Distraught, Talese added: “I should not have believed a word he said… I’m not going to promote this book. How dare I promote it when its credibility is down the toilet?”
Farhi’s story was posted Thursday under the headline “Author Gay Talese disavows his latest book amid credibility questions.”
But then Talese promptly reversed himself in an interview with internet gossip columnist Roger Friedman, who wrote in the wee hours Friday morning: “Talese tells me that the [Post] headline should read: ‘Author Gay Talese disavows Paul Farhi for distorting how he feels about the book.’ Gay says: ‘I definitely am going to promote it, beginning this coming week.’”

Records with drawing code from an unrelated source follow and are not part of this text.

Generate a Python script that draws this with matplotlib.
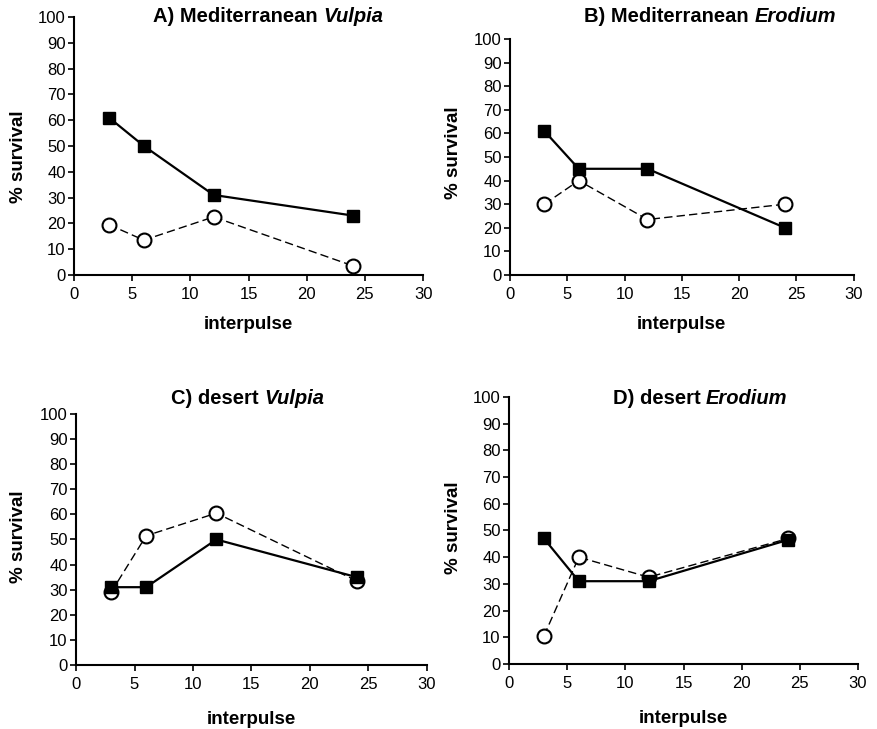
import matplotlib
matplotlib.use("Agg")
import matplotlib.pyplot as plt

plt.rcParams["font.family"] = ["Liberation Sans", "DejaVu Sans"]

# data
interpulse = [3, 6, 12, 24]

med_vulpia_filled = [61, 50, 31, 23]
med_vulpia_open = [19.5, 13.5, 22.5, 3.5]

med_erodium_filled = [61, 45, 45, 20]
med_erodium_open = [30, 40, 23.5, 30]

des_vulpia_filled = [31, 31, 50, 35]
des_vulpia_open = [29, 51.5, 60.5, 33.5]

des_erodium_filled = [47, 31, 31, 46.5]
des_erodium_open = [10.5, 40, 32.5, 47]

titles = [("A) Mediterranean ", "Vulpia"), ("B) Mediterranean ", "Erodium"),
          ("C) desert ", "Vulpia"), ("D) desert ", "Erodium")]

panels = [
    (med_vulpia_filled, med_vulpia_open),
    (med_erodium_filled, med_erodium_open),
    (des_vulpia_filled, des_vulpia_open),
    (des_erodium_filled, des_erodium_open),
]

# axes boxes [left, bottom, width, height] in figure fractions
boxes = [
    [0.0844, 0.6228, 0.398, 0.354],
    [0.5815, 0.6228, 0.392, 0.3237],
    [0.0867, 0.0878, 0.400, 0.3443],
    [0.5804, 0.0892, 0.398, 0.3663],
]
# title centre (x px, y px) in the 877x729 picture
title_pos = [(268, 17), (710, 17), (248, 398), (700, 398)]
# y label anchor (x px of right side of rotated text, y px centre), x label pad
ylab_pos = [(27, 157), (462, 153), (27, 537), (462, 528)]
xlab_pad = [10, 10, 13, 13]

W, H = 877, 729
fig = plt.figure(figsize=(W / 100, H / 100), dpi=100)
renderer = fig.canvas.get_renderer()

for i, (box, (filled, opened)) in enumerate(zip(boxes, panels)):
    ax = fig.add_axes(box)
    ax.plot(interpulse, opened, linestyle=(0, (6, 3)), color="black", linewidth=1.0,
            marker="o", markersize=10, markerfacecolor="white",
            markeredgecolor="black", markeredgewidth=1.5, zorder=2, clip_on=False)
    ax.plot(interpulse, filled, linestyle="-", color="black", linewidth=1.6,
            marker="s", markersize=8.5, markerfacecolor="black",
            markeredgecolor="black", zorder=3, clip_on=False)
    ax.set_xlim(0, 30)
    ax.set_ylim(0, 100)
    ax.set_xticks(range(0, 31, 5))
    ax.set_yticks(range(0, 101, 10))
    ax.spines["top"].set_visible(False)
    ax.spines["right"].set_visible(False)
    ax.spines["left"].set_linewidth(1.5)
    ax.spines["bottom"].set_linewidth(1.5)
    ax.tick_params(direction="out", length=4, width=1.2, labelsize=12)
    ax.tick_params(axis="x", pad=5)
    ax.tick_params(axis="y", pad=2)
    ax.set_ylabel("% survival", fontsize=13.5, fontweight="bold")
    ax.yaxis.set_label_coords(ylab_pos[i][0] / W, 1 - ylab_pos[i][1] / H,
                              transform=fig.transFigure)
    ax.set_xlabel("interpulse", fontsize=13.5, fontweight="bold", labelpad=xlab_pad[i])

    # title: bold with the genus in bold italic
    t1, t2 = titles[i]
    tx, ty = title_pos[i]
    fx, fy = tx / W, 1 - ty / H
    a = fig.text(0, fy, t1, fontsize=14.5, fontweight="bold", va="center", ha="left")
    b = fig.text(0, fy, t2, fontsize=14.5, fontweight="bold", style="italic",
                 va="center", ha="left")
    wa = a.get_window_extent(renderer).width / fig.bbox.width
    wb = b.get_window_extent(renderer).width / fig.bbox.width
    x0 = fx - (wa + wb) / 2
    a.set_x(x0)
    b.set_x(x0 + wa)

fig.savefig("out.png", dpi=100)
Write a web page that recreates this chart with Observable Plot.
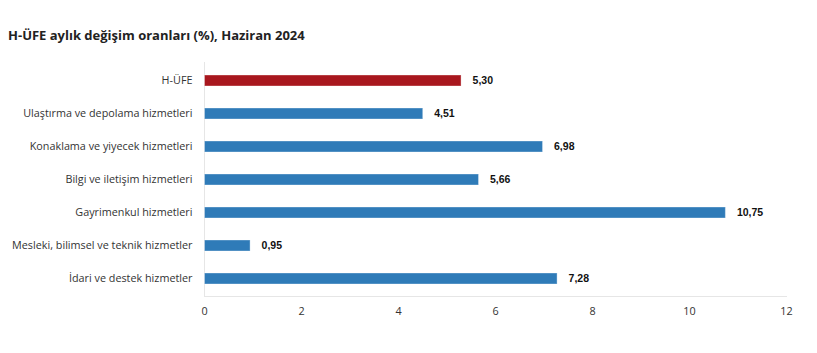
<!DOCTYPE html>
<html>
<head>
<meta charset="utf-8">
<script src="https://cdn.jsdelivr.net/npm/d3@7"></script>
<script src="https://cdn.jsdelivr.net/npm/@observablehq/plot@0.6"></script>
<style>
  body { margin: 0; background: #fff; width: 817px; height: 353px; position: relative; overflow: hidden; }
  #title { position: absolute; left: 8px; top: 26px; font-family: "Open Sans", sans-serif; font-weight: 700; font-size: 13px; color: #222; }
  #chart { position: absolute; left: 0; top: 0; }
</style>
</head>
<body>
<div id="title">H-ÜFE aylık değişim oranları (%), Haziran 2024</div>
<div id="chart"></div>
<script>
const categories = [
  "H-ÜFE",
  "Ulaştırma ve depolama hizmetleri",
  "Konaklama ve yiyecek hizmetleri",
  "Bilgi ve iletişim hizmetleri",
  "Gayrimenkul hizmetleri",
  "Mesleki, bilimsel ve teknik hizmetler",
  "İdari ve destek hizmetler"
];
const values = [5.30, 4.51, 6.98, 5.66, 10.75, 0.95, 7.28];
const colors = ["#a8171e", "#2f7bb8", "#2f7bb8", "#2f7bb8", "#2f7bb8", "#2f7bb8", "#2f7bb8"];
const xTicks = [0, 2, 4, 6, 8, 10, 12];

const data = categories.map((c, i) => ({cat: c, value: values[i], color: colors[i]}));
const fmt = v => v.toFixed(2).replace(".", ",");

const chart = Plot.plot({
  width: 817,
  height: 353,
  marginTop: 62,
  marginBottom: 57,
  marginLeft: 204,
  marginRight: 31,
  style: {fontFamily: "'Open Sans', sans-serif", fontSize: "10.8px", color: "#333", background: "transparent"},
  x: {domain: [0, 12], ticks: xTicks, label: null, tickSize: 0, tickPadding: 11, tickFormat: d => String(d)},
  y: {domain: categories, label: null, paddingInner: 0.67, paddingOuter: 0.335, tickSize: 0, tickPadding: 12},
  marks: [
    Plot.frame({anchor: "bottom", stroke: "#e6e6e6"}),
    Plot.ruleX([0], {stroke: "#e6e6e6"}),
    Plot.barX(data, {x: "value", y: "cat", fill: "color", stroke: "#ffffff", strokeOpacity: 0.35, insetLeft: 0.5}),
    Plot.text(data, {x: "value", y: "cat", text: d => fmt(d.value), textAnchor: "start", dx: 11, fontWeight: "bold", fontSize: 10.5, fill: "#111", fontFamily: "'Liberation Sans', Arial, sans-serif"})
  ]
});
document.getElementById("chart").appendChild(chart);
</script>
</body>
</html>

On Friday Farhi vehemently dismissed Talese’s claim of distortion, telling The Daily Beast: “I stand by everything we wrote. I won’t take back a word. It’s all straightforwardly factual. Everything I quoted Talese as saying, he said… It’s all good, as far as I’m concerned.”
Shortly after that, Talese did yet another about-face, acknowledging in a Grove Atlantic press release, “When I spoke to the Washington Post reporter, I am sure I was surprised and upset about this business of the later ownership of the motel, in the eighties. That occurred after the bulk of the events covered in my book, but I was upset and probably said some things I didn’t, and don’t, mean.”
Talese added, however: “Let me be clear: I am not disavowing the book and neither is my publisher. If, down the line, there are details to correct in later editions, we’ll do that.”
Grove Atlantic chief executive Morgan Entrekin, meanwhile, said: “The vast majority of the book focuses on Foos’s early life and the years from 1969 to 1980, which is not at issue in the Washington Post story. Grove takes the Post story seriously and will work with Talese to address any questions in future printings.”
It sounds like they have their work cut out for them.
Editor’s note: This article has been amended. Contrary to what The Daily Beast initially reported, the New Yorker excerpt did not include anecdotes from the period in the 1980s when Gerald Foos did not own the Manor House motel.